→ Data section:

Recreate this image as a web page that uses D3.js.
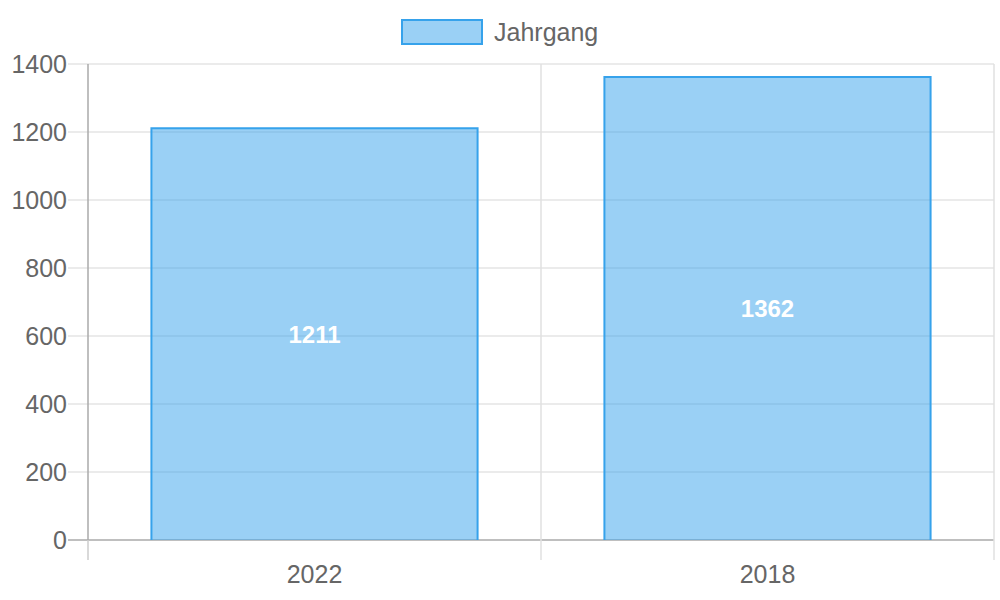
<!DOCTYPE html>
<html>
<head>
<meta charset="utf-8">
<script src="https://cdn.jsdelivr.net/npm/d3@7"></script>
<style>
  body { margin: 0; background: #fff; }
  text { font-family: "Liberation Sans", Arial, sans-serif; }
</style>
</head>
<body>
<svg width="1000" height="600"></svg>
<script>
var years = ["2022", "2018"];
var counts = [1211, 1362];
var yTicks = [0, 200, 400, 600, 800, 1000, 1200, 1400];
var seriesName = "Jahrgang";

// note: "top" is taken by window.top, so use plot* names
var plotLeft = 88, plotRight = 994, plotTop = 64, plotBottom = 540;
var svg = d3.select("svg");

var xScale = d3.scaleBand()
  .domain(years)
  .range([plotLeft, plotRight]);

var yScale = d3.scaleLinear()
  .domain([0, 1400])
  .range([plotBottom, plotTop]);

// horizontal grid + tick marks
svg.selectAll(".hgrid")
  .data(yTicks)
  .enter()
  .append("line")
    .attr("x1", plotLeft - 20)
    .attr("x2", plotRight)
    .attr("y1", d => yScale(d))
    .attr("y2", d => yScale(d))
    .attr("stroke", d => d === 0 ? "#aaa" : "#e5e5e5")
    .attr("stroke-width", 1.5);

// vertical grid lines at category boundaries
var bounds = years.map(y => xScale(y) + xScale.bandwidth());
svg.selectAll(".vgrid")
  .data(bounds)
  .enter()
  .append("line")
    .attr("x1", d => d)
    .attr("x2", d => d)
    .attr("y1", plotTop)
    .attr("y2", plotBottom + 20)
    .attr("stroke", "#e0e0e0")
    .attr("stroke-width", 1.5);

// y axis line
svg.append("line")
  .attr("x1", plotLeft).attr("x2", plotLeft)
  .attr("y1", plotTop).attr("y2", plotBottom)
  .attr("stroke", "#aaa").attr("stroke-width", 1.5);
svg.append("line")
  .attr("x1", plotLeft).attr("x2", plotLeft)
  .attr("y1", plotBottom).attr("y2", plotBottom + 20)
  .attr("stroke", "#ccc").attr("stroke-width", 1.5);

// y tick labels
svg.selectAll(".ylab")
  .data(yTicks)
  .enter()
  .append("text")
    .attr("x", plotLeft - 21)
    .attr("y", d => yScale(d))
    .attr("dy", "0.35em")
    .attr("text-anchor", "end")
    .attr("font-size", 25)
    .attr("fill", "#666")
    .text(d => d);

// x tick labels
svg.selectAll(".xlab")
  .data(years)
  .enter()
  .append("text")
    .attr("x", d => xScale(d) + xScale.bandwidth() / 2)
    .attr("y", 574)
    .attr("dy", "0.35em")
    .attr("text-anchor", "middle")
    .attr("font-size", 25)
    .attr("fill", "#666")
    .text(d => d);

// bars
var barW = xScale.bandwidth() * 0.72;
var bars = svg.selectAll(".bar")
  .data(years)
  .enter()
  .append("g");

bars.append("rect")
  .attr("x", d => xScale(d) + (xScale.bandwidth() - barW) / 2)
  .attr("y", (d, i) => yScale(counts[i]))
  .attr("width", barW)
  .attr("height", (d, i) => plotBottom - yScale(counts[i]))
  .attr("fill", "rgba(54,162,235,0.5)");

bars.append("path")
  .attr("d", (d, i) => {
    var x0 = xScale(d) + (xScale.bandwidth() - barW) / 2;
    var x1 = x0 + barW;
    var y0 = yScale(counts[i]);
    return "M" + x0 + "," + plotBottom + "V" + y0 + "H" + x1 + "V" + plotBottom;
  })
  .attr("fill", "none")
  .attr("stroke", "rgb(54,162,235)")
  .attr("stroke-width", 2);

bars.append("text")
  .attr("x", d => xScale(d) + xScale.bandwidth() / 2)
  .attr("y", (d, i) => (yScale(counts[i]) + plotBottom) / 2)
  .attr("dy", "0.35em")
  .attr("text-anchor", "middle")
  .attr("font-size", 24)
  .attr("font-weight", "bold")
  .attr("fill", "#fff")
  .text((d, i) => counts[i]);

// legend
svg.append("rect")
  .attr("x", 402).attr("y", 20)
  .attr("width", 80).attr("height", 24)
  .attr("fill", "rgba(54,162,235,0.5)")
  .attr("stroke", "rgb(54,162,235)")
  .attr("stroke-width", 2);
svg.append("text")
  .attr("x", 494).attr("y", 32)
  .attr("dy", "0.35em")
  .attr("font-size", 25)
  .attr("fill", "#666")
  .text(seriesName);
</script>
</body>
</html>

→ Goal: Except for the pictures, copy the material above exactly.

→ Expected answer:
Recreate this image as a web page that uses D3.js.
<!DOCTYPE html>
<html>
<head>
<meta charset="utf-8">
<script src="https://cdn.jsdelivr.net/npm/d3@7"></script>
<style>
  body { margin: 0; background: #fff; }
  text { font-family: "Liberation Sans", Arial, sans-serif; }
</style>
</head>
<body>
<svg width="1000" height="600"></svg>
<script>
var years = ["2022", "2018"];
var counts = [1211, 1362];
var yTicks = [0, 200, 400, 600, 800, 1000, 1200, 1400];
var seriesName = "Jahrgang";

// note: "top" is taken by window.top, so use plot* names
var plotLeft = 88, plotRight = 994, plotTop = 64, plotBottom = 540;
var svg = d3.select("svg");

var xScale = d3.scaleBand()
  .domain(years)
  .range([plotLeft, plotRight]);

var yScale = d3.scaleLinear()
  .domain([0, 1400])
  .range([plotBottom, plotTop]);

// horizontal grid + tick marks
svg.selectAll(".hgrid")
  .data(yTicks)
  .enter()
  .append("line")
    .attr("x1", plotLeft - 20)
    .attr("x2", plotRight)
    .attr("y1", d => yScale(d))
    .attr("y2", d => yScale(d))
    .attr("stroke", d => d === 0 ? "#aaa" : "#e5e5e5")
    .attr("stroke-width", 1.5);

// vertical grid lines at category boundaries
var bounds = years.map(y => xScale(y) + xScale.bandwidth());
svg.selectAll(".vgrid")
  .data(bounds)
  .enter()
  .append("line")
    .attr("x1", d => d)
    .attr("x2", d => d)
    .attr("y1", plotTop)
    .attr("y2", plotBottom + 20)
    .attr("stroke", "#e0e0e0")
    .attr("stroke-width", 1.5);

// y axis line
svg.append("line")
  .attr("x1", plotLeft).attr("x2", plotLeft)
  .attr("y1", plotTop).attr("y2", plotBottom)
  .attr("stroke", "#aaa").attr("stroke-width", 1.5);
svg.append("line")
  .attr("x1", plotLeft).attr("x2", plotLeft)
  .attr("y1", plotBottom).attr("y2", plotBottom + 20)
  .attr("stroke", "#ccc").attr("stroke-width", 1.5);

// y tick labels
svg.selectAll(".ylab")
  .data(yTicks)
  .enter()
  .append("text")
    .attr("x", plotLeft - 21)
    .attr("y", d => yScale(d))
    .attr("dy", "0.35em")
    .attr("text-anchor", "end")
    .attr("font-size", 25)
    .attr("fill", "#666")
    .text(d => d);

// x tick labels
svg.selectAll(".xlab")
  .data(years)
  .enter()
  .append("text")
    .attr("x", d => xScale(d) + xScale.bandwidth() / 2)
    .attr("y", 574)
    .attr("dy", "0.35em")
    .attr("text-anchor", "middle")
    .attr("font-size", 25)
    .attr("fill", "#666")
    .text(d => d);

// bars
var barW = xScale.bandwidth() * 0.72;
var bars = svg.selectAll(".bar")
  .data(years)
  .enter()
  .append("g");

bars.append("rect")
  .attr("x", d => xScale(d) + (xScale.bandwidth() - barW) / 2)
  .attr("y", (d, i) => yScale(counts[i]))
  .attr("width", barW)
  .attr("height", (d, i) => plotBottom - yScale(counts[i]))
  .attr("fill", "rgba(54,162,235,0.5)");

bars.append("path")
  .attr("d", (d, i) => {
    var x0 = xScale(d) + (xScale.bandwidth() - barW) / 2;
    var x1 = x0 + barW;
    var y0 = yScale(counts[i]);
    return "M" + x0 + "," + plotBottom + "V" + y0 + "H" + x1 + "V" + plotBottom;
  })
  .attr("fill", "none")
  .attr("stroke", "rgb(54,162,235)")
  .attr("stroke-width", 2);

bars.append("text")
  .attr("x", d => xScale(d) + xScale.bandwidth() / 2)
  .attr("y", (d, i) => (yScale(counts[i]) + plotBottom) / 2)
  .attr("dy", "0.35em")
  .attr("text-anchor", "middle")
  .attr("font-size", 24)
  .attr("font-weight", "bold")
  .attr("fill", "#fff")
  .text((d, i) => counts[i]);

// legend
svg.append("rect")
  .attr("x", 402).attr("y", 20)
  .attr("width", 80).attr("height", 24)
  .attr("fill", "rgba(54,162,235,0.5)")
  .attr("stroke", "rgb(54,162,235)")
  .attr("stroke-width", 2);
svg.append("text")
  .attr("x", 494).attr("y", 32)
  .attr("dy", "0.35em")
  .attr("font-size", 25)
  .attr("fill", "#666")
  .text(seriesName);
</script>
</body>
</html>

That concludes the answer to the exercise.